Wilson would not name the manager involved, but said the woman no longer works at the council.
“We will not confirm details of either complainants or the person or persons who were complained about. We cannot comment on individual employment matters,” he said.
The Herald has sought comment from the woman.
Wilson said he believed the council is a safe place to work with the necessary resources and mechanisms in place for reporting and responding to allegations of bullying.
The bullying allegation comes after chief executive Jim Stabback launched an internal review into the council’s policies, processes and procedures around stress and mental wellbeing following the tragic deaths of two staff in December.
The two deaths are unrelated to each other or the manager who left.
Jenny Gargiulo, a principal environment specialist, died on December 1 amid claims she had been bullied and harassed.
The coroner is looking into her death, which a spokesman said was suspected to be self-inflicted.
A few days later, a member of the council leisure team lost his life in a similarly tragic way.
Gargiulo, who was responsible for implementing the council’s weed management plan that included the controversial use of the chemical weedkiller glyphosate, was believed to have come under a lot of pressure.
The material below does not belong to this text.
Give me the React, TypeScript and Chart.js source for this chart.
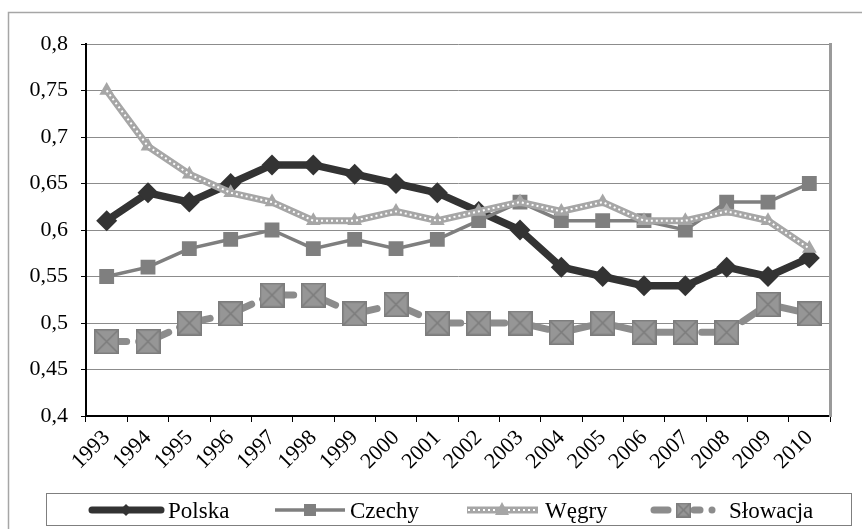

In a Facebook post, councillor Richard Hills said he knew Gargiulo put up with a lot from members of the public and elected members.
Wilson said council staff often come under pressure and intense criticism from the public.
“We have seen a steady increase in violence, harm and unacceptable behaviour directed towards our staff and elected representatives in recent years,” he said.
In mid-December, councillors received a report based on two staff surveys showing they had been struggling with the pressure of the post-lockdown work environment, with concerns about their stress levels and wellbeing.
In late 2019, the Herald broke the story of aggressive behaviour by a senior council officer. In that case allegations, made by a council whistleblower and confirmed by multiple sources, included an incident at an All Blacks test against France at Eden Park, an expletive-ridden after-hours phone call and mediation with a colleague.
Sources described the officer as “bombastic” and having an “aggressive tone and behaviour”.
The senior officer no longer works at the council.
Wilson said seven council staff lost their jobs for bullying between 2015 and 2019. A further 14 staff received written warnings and a further five received final written warnings, he said.